[Rows from a dataset of charts and code]
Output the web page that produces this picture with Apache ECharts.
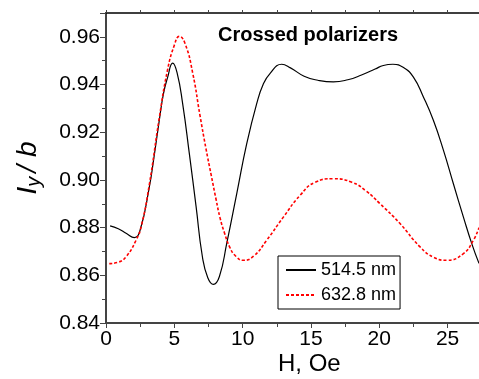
<!DOCTYPE html>
<html>
<head>
<meta charset="utf-8">
<script src="https://cdn.jsdelivr.net/npm/echarts@6/dist/echarts.min.js"></script>
<style>
  html, body { margin: 0; padding: 0; background: #fff; }
  #chart { width: 479px; height: 379px; }
</style>
</head>
<body>
<div id="chart"></div>
<script>
// 514.5 nm (black solid)
const greenH = [0.3, 0.9, 1.5, 2.07, 2.5, 3.17, 3.5, 3.9, 4.2, 4.51, 4.88, 5.2, 5.61, 6.1, 6.59, 7.05, 7.45, 7.86, 8.3, 8.84,
  9.57, 10.3, 11.03, 11.5, 12.0, 12.86, 13.5, 14.5, 15.5, 16.64, 17.7, 18.7, 19.7, 20.3, 21.0, 21.8, 22.5, 23.23, 23.96,
  24.7, 25.42, 26.16, 26.77, 27.3];
const greenI = [0.8807, 0.8795, 0.8775, 0.8758, 0.879, 0.897, 0.909, 0.925, 0.936, 0.943, 0.949, 0.945, 0.932, 0.911,
  0.889, 0.868, 0.859, 0.8562, 0.8595, 0.8735, 0.8943, 0.9152, 0.932, 0.940, 0.9446, 0.9485, 0.947, 0.9435, 0.9418,
  0.9411, 0.942, 0.944, 0.9465, 0.948, 0.9485, 0.947, 0.9431, 0.9348, 0.925, 0.9124, 0.8985, 0.8844, 0.8733, 0.865];

// 632.8 nm (red dashed)
const redH = [0.24, 0.9, 1.46, 2.2, 2.6, 3.17, 3.9, 4.5, 5.0, 5.37, 5.8, 6.34, 6.88, 7.32, 7.7, 8.05, 8.35, 8.66, 9.08,
  9.5, 10.05, 10.8, 11.76, 12.98, 14.2, 15.3, 16.64, 18.0, 19.0, 20.06, 21.52, 22.99, 24.0, 24.94, 26.16, 26.89, 27.3];
const redI = [0.8649, 0.8655, 0.8677, 0.8747, 0.881, 0.898, 0.926, 0.946, 0.9565, 0.9602, 0.957, 0.945, 0.927, 0.913,
  0.902, 0.892, 0.884, 0.878, 0.8715, 0.868, 0.8663, 0.868, 0.8747, 0.8844, 0.8935, 0.899, 0.9005, 0.899, 0.8955,
  0.890, 0.8817, 0.8719, 0.8675, 0.8663, 0.8691, 0.8747, 0.880];

const seriesNames = ['514.5 nm', '632.8 nm'];

const zip = (xs, ys) => xs.map((x, i) => [x, ys[i]]);

const chart = echarts.init(document.getElementById('chart'));
const font = 'Liberation Sans, Arial, sans-serif';
const axisColor = '#444';

chart.setOption({
  backgroundColor: '#fff',
  animation: false,
  textStyle: { fontFamily: font },
  title: {
    text: 'Crossed polarizers',
    left: 218,
    top: 25,
    padding: 0,
    textStyle: { fontSize: 20, fontWeight: 'bold', color: '#000', fontFamily: font }
  },
  grid: { left: 106, right: 0, top: 13, bottom: 56, containLabel: false },
  legend: {
    orient: 'vertical',
    left: 278,
    top: 256,
    padding: [5, 4, 5, 7],
    itemWidth: 30,
    itemHeight: 14,
    itemGap: 7,
    borderColor: '#000',
    borderWidth: 1,
    borderRadius: 0,
    itemStyle: { opacity: 0 },
    textStyle: { fontSize: 18, color: '#000', fontFamily: font, lineHeight: 14 },
    data: seriesNames
  },
  xAxis: [
    {
      type: 'value',
      min: 0,
      max: 27.3,
      interval: 5,
      axisLine: { show: true, lineStyle: { color: axisColor, width: 2 } },
      axisTick: { show: true, length: 5, lineStyle: { color: axisColor, width: 1 } },
      minorTick: { show: true, splitNumber: 2, length: 4, lineStyle: { color: axisColor } },
      splitLine: { show: false },
      axisLabel: { fontSize: 21, color: '#000', margin: 6, showMaxLabel: false, fontFamily: font }
    },
    {
      type: 'value',
      position: 'top',
      min: 0,
      max: 27.3,
      interval: 2.5,
      axisLine: { show: true, lineStyle: { color: '#000', width: 1.5 } },
      axisTick: { show: true, length: 3, lineStyle: { color: axisColor } },
      splitLine: { show: false },
      axisLabel: { show: false }
    }
  ],
  yAxis: {
    type: 'value',
    min: 0.84,
    max: 0.97,
    interval: 0.02,
    name: '{i|I}{s|y}{i|/ b}',
    nameLocation: 'middle',
    nameGap: 62,
    nameRotate: 90,
    nameTextStyle: {
      rich: {
        i: { fontSize: 28, fontStyle: 'italic', color: '#000', fontFamily: font },
        s: { fontSize: 20, fontStyle: 'italic', color: '#000', fontFamily: font, padding: [12, 4, 0, 0] }
      }
    },
    axisLine: { show: true, lineStyle: { color: axisColor, width: 2 } },
    axisTick: { show: true, length: 6, lineStyle: { color: axisColor } },
    minorTick: { show: true, splitNumber: 2, length: 4, lineStyle: { color: axisColor } },
    splitLine: { show: false },
    axisLabel: {
      fontSize: 21,
      color: '#000',
      margin: 6,
      showMaxLabel: false,
      fontFamily: font,
      formatter: v => v.toFixed(2)
    }
  },
  graphic: [
    {
      type: 'text',
      left: 278,
      top: 352,
      style: { text: 'H, Oe', fontSize: 24, fill: '#000', fontFamily: font }
    }
  ],
  series: [
    {
      name: seriesNames[0],
      type: 'line',
      data: zip(greenH, greenI),
      smooth: 0.5,
      symbol: 'none',
      clip: true,
      lineStyle: { color: '#000', width: 1.2 },
      itemStyle: { color: '#000' }
    },
    {
      name: seriesNames[1],
      type: 'line',
      data: zip(redH, redI),
      smooth: 0.5,
      symbol: 'none',
      clip: true,
      lineStyle: { color: '#ff0000', width: 1.6, type: [3, 2] },
      itemStyle: { color: '#ff0000' }
    }
  ]
});
</script>
</body>
</html>
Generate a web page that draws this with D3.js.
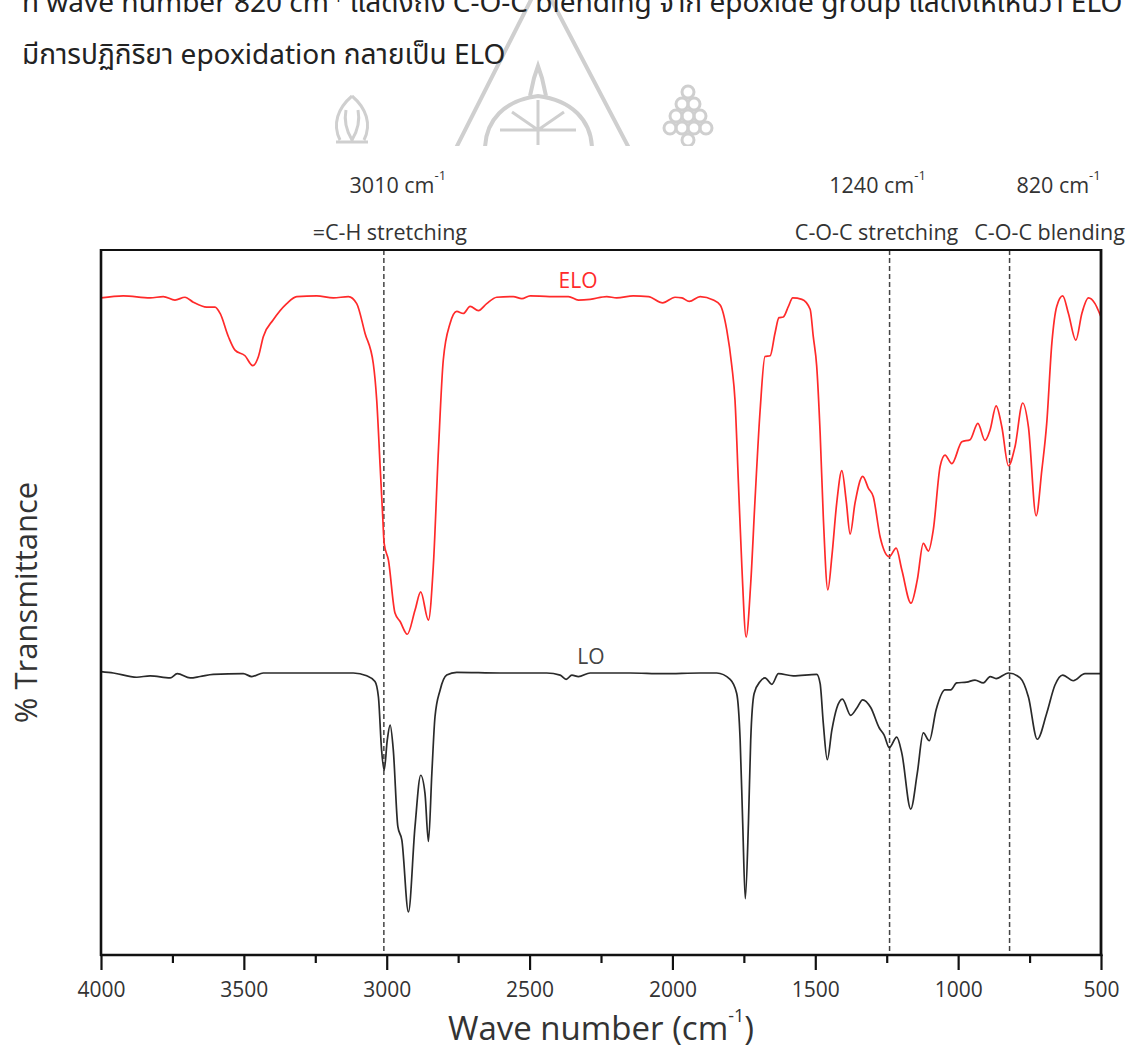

* [Task instructions] Make an exact reproduction of the listing above, without any pictures.

* [Result of this exercise]
Output the web page that produces this picture with Apache ECharts.
<!DOCTYPE html>
<html>
<head>
<meta charset="utf-8">
<script src="https://cdn.jsdelivr.net/npm/echarts@6/dist/echarts.min.js"></script>
<style>
  html, body { margin: 0; padding: 0; background: #fff; }
  #chart { width: 479px; height: 379px; }
</style>
</head>
<body>
<div id="chart"></div>
<script>
// 514.5 nm (black solid)
const greenH = [0.3, 0.9, 1.5, 2.07, 2.5, 3.17, 3.5, 3.9, 4.2, 4.51, 4.88, 5.2, 5.61, 6.1, 6.59, 7.05, 7.45, 7.86, 8.3, 8.84,
  9.57, 10.3, 11.03, 11.5, 12.0, 12.86, 13.5, 14.5, 15.5, 16.64, 17.7, 18.7, 19.7, 20.3, 21.0, 21.8, 22.5, 23.23, 23.96,
  24.7, 25.42, 26.16, 26.77, 27.3];
const greenI = [0.8807, 0.8795, 0.8775, 0.8758, 0.879, 0.897, 0.909, 0.925, 0.936, 0.943, 0.949, 0.945, 0.932, 0.911,
  0.889, 0.868, 0.859, 0.8562, 0.8595, 0.8735, 0.8943, 0.9152, 0.932, 0.940, 0.9446, 0.9485, 0.947, 0.9435, 0.9418,
  0.9411, 0.942, 0.944, 0.9465, 0.948, 0.9485, 0.947, 0.9431, 0.9348, 0.925, 0.9124, 0.8985, 0.8844, 0.8733, 0.865];

// 632.8 nm (red dashed)
const redH = [0.24, 0.9, 1.46, 2.2, 2.6, 3.17, 3.9, 4.5, 5.0, 5.37, 5.8, 6.34, 6.88, 7.32, 7.7, 8.05, 8.35, 8.66, 9.08,
  9.5, 10.05, 10.8, 11.76, 12.98, 14.2, 15.3, 16.64, 18.0, 19.0, 20.06, 21.52, 22.99, 24.0, 24.94, 26.16, 26.89, 27.3];
const redI = [0.8649, 0.8655, 0.8677, 0.8747, 0.881, 0.898, 0.926, 0.946, 0.9565, 0.9602, 0.957, 0.945, 0.927, 0.913,
  0.902, 0.892, 0.884, 0.878, 0.8715, 0.868, 0.8663, 0.868, 0.8747, 0.8844, 0.8935, 0.899, 0.9005, 0.899, 0.8955,
  0.890, 0.8817, 0.8719, 0.8675, 0.8663, 0.8691, 0.8747, 0.880];

const seriesNames = ['514.5 nm', '632.8 nm'];

const zip = (xs, ys) => xs.map((x, i) => [x, ys[i]]);

const chart = echarts.init(document.getElementById('chart'));
const font = 'Liberation Sans, Arial, sans-serif';
const axisColor = '#444';

chart.setOption({
  backgroundColor: '#fff',
  animation: false,
  textStyle: { fontFamily: font },
  title: {
    text: 'Crossed polarizers',
    left: 218,
    top: 25,
    padding: 0,
    textStyle: { fontSize: 20, fontWeight: 'bold', color: '#000', fontFamily: font }
  },
  grid: { left: 106, right: 0, top: 13, bottom: 56, containLabel: false },
  legend: {
    orient: 'vertical',
    left: 278,
    top: 256,
    padding: [5, 4, 5, 7],
    itemWidth: 30,
    itemHeight: 14,
    itemGap: 7,
    borderColor: '#000',
    borderWidth: 1,
    borderRadius: 0,
    itemStyle: { opacity: 0 },
    textStyle: { fontSize: 18, color: '#000', fontFamily: font, lineHeight: 14 },
    data: seriesNames
  },
  xAxis: [
    {
      type: 'value',
      min: 0,
      max: 27.3,
      interval: 5,
      axisLine: { show: true, lineStyle: { color: axisColor, width: 2 } },
      axisTick: { show: true, length: 5, lineStyle: { color: axisColor, width: 1 } },
      minorTick: { show: true, splitNumber: 2, length: 4, lineStyle: { color: axisColor } },
      splitLine: { show: false },
      axisLabel: { fontSize: 21, color: '#000', margin: 6, showMaxLabel: false, fontFamily: font }
    },
    {
      type: 'value',
      position: 'top',
      min: 0,
      max: 27.3,
      interval: 2.5,
      axisLine: { show: true, lineStyle: { color: '#000', width: 1.5 } },
      axisTick: { show: true, length: 3, lineStyle: { color: axisColor } },
      splitLine: { show: false },
      axisLabel: { show: false }
    }
  ],
  yAxis: {
    type: 'value',
    min: 0.84,
    max: 0.97,
    interval: 0.02,
    name: '{i|I}{s|y}{i|/ b}',
    nameLocation: 'middle',
    nameGap: 62,
    nameRotate: 90,
    nameTextStyle: {
      rich: {
        i: { fontSize: 28, fontStyle: 'italic', color: '#000', fontFamily: font },
        s: { fontSize: 20, fontStyle: 'italic', color: '#000', fontFamily: font, padding: [12, 4, 0, 0] }
      }
    },
    axisLine: { show: true, lineStyle: { color: axisColor, width: 2 } },
    axisTick: { show: true, length: 6, lineStyle: { color: axisColor } },
    minorTick: { show: true, splitNumber: 2, length: 4, lineStyle: { color: axisColor } },
    splitLine: { show: false },
    axisLabel: {
      fontSize: 21,
      color: '#000',
      margin: 6,
      showMaxLabel: false,
      fontFamily: font,
      formatter: v => v.toFixed(2)
    }
  },
  graphic: [
    {
      type: 'text',
      left: 278,
      top: 352,
      style: { text: 'H, Oe', fontSize: 24, fill: '#000', fontFamily: font }
    }
  ],
  series: [
    {
      name: seriesNames[0],
      type: 'line',
      data: zip(greenH, greenI),
      smooth: 0.5,
      symbol: 'none',
      clip: true,
      lineStyle: { color: '#000', width: 1.2 },
      itemStyle: { color: '#000' }
    },
    {
      name: seriesNames[1],
      type: 'line',
      data: zip(redH, redI),
      smooth: 0.5,
      symbol: 'none',
      clip: true,
      lineStyle: { color: '#ff0000', width: 1.6, type: [3, 2] },
      itemStyle: { color: '#ff0000' }
    }
  ]
});
</script>
</body>
</html>
Generate a web page that draws this with D3.js.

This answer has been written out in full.